# DIRECTIONS
Find each line containing the string "this". Copy it.
◇ ◇ ◇ ◇
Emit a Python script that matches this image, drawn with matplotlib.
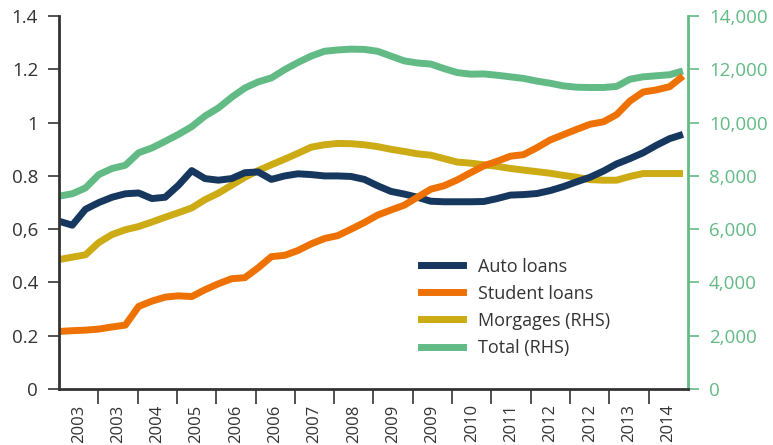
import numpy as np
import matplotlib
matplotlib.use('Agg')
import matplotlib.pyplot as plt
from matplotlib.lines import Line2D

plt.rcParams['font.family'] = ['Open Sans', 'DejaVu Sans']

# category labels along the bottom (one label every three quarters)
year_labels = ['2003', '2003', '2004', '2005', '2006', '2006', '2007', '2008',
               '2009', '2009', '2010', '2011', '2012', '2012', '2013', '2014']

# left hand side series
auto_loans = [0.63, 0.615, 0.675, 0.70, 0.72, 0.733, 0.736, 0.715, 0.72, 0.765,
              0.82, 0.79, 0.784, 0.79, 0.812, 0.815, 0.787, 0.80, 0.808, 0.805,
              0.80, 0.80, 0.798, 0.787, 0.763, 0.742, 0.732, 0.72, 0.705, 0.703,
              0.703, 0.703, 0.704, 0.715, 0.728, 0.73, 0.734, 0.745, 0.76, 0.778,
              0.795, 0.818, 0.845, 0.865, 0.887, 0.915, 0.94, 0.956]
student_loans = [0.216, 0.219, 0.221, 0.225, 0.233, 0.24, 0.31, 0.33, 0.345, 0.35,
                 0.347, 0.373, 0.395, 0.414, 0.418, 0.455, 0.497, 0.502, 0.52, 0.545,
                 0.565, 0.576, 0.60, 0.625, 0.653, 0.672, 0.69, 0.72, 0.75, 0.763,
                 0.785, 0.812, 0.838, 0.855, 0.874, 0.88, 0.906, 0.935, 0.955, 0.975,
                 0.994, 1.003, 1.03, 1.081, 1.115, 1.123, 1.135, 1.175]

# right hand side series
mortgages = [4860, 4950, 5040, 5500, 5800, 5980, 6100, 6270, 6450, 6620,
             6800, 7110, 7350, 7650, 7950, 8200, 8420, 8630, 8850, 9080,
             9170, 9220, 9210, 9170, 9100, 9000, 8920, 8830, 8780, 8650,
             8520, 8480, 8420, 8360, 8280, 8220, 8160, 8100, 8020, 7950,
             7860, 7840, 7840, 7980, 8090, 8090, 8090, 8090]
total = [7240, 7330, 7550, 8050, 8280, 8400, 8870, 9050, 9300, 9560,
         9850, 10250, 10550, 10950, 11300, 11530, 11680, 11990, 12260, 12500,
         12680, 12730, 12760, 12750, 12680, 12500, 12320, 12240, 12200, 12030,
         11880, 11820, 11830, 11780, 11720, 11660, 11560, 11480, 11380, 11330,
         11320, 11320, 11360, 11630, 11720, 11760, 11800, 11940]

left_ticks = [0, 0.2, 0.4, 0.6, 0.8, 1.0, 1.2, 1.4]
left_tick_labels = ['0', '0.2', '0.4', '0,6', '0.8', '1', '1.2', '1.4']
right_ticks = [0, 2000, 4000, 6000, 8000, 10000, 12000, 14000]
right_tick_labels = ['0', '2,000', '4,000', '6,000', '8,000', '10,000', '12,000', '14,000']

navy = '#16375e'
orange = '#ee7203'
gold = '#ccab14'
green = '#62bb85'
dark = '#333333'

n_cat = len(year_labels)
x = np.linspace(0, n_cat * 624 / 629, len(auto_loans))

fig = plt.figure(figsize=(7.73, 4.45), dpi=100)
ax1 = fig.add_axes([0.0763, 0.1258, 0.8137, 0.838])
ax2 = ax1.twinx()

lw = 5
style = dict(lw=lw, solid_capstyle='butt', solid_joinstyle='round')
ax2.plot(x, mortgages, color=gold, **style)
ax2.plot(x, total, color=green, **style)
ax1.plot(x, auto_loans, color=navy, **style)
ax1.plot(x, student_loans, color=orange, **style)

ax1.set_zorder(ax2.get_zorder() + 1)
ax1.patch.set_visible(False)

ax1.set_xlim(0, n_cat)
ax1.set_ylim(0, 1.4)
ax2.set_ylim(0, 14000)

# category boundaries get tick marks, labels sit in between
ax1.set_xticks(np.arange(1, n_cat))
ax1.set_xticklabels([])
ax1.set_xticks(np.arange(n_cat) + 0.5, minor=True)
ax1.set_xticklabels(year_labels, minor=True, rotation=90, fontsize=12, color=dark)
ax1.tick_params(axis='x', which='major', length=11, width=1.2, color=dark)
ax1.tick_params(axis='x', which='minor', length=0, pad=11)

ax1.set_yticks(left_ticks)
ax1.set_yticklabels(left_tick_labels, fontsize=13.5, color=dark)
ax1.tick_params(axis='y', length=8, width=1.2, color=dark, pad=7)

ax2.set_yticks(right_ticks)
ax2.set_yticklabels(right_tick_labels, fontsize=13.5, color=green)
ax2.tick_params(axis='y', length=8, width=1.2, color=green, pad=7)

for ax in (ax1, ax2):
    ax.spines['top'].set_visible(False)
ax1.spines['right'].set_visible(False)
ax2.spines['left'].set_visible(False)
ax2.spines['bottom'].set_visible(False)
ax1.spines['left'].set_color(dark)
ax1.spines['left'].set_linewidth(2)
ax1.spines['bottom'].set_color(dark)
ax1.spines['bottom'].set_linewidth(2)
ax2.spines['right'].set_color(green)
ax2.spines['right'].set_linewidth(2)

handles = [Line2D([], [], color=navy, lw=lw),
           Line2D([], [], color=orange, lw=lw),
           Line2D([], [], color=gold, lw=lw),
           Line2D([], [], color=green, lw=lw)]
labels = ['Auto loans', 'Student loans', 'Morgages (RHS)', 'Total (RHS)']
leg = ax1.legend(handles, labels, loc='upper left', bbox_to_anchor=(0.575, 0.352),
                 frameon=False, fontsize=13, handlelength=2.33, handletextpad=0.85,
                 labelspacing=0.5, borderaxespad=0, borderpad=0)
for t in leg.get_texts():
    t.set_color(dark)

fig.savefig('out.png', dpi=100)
◇ ◇ ◇ ◇
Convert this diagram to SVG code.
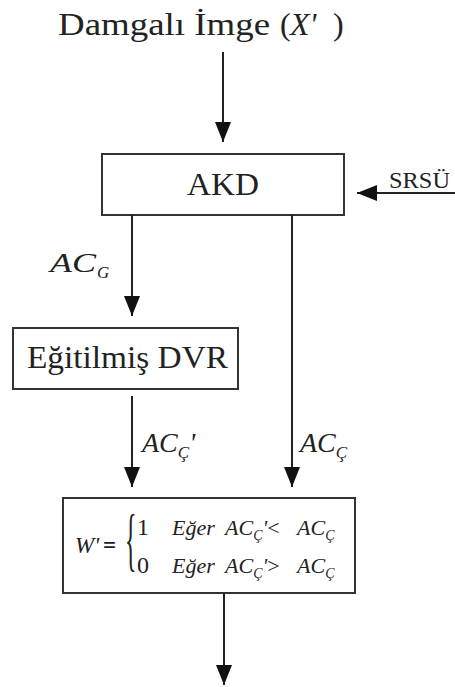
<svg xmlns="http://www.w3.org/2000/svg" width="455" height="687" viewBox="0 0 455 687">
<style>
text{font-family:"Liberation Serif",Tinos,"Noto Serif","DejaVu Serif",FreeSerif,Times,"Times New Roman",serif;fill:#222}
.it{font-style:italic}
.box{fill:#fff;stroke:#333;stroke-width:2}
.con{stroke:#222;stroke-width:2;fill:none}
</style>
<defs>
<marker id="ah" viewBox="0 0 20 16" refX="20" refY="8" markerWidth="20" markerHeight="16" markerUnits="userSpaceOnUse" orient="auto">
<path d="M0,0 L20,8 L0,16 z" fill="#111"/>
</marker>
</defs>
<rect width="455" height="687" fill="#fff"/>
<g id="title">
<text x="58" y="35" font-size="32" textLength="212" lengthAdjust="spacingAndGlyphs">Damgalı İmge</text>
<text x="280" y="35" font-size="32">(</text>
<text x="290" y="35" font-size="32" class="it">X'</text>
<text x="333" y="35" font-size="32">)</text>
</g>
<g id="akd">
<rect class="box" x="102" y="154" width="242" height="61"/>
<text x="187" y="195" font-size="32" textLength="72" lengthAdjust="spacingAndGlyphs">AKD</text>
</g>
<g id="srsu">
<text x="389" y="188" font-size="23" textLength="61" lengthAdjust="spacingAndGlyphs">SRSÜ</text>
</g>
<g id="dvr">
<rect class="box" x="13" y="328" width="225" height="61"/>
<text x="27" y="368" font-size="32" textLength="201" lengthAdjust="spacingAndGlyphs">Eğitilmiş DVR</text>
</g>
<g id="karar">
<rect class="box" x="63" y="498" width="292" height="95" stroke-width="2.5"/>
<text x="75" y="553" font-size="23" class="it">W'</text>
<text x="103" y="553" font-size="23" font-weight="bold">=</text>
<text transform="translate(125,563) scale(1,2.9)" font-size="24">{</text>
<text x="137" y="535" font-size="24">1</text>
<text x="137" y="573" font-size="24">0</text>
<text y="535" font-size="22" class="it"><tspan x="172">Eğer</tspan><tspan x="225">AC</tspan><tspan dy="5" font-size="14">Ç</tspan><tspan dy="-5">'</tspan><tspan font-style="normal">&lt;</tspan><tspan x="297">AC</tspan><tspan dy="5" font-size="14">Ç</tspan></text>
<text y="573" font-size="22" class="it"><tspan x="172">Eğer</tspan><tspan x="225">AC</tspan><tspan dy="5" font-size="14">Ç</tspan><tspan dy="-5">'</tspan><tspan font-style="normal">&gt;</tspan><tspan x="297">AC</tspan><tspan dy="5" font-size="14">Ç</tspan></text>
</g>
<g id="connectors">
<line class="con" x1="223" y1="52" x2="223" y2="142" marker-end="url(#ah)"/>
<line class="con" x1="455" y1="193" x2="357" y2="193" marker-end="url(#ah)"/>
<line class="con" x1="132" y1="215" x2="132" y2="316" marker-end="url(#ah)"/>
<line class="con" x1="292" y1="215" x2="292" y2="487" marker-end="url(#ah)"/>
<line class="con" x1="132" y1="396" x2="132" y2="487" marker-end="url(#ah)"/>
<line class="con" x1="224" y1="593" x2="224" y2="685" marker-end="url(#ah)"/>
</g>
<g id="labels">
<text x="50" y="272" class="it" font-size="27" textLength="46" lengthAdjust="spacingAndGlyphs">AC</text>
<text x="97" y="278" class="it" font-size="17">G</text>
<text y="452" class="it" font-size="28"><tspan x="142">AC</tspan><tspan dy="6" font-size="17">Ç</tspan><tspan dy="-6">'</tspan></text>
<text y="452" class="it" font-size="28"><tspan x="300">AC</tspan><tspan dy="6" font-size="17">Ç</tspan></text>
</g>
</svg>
◇ ◇ ◇ ◇
# EXERCISE OUTPUT
Emit a Python script that matches this image, drawn with matplotlib.
Convert this diagram to SVG code.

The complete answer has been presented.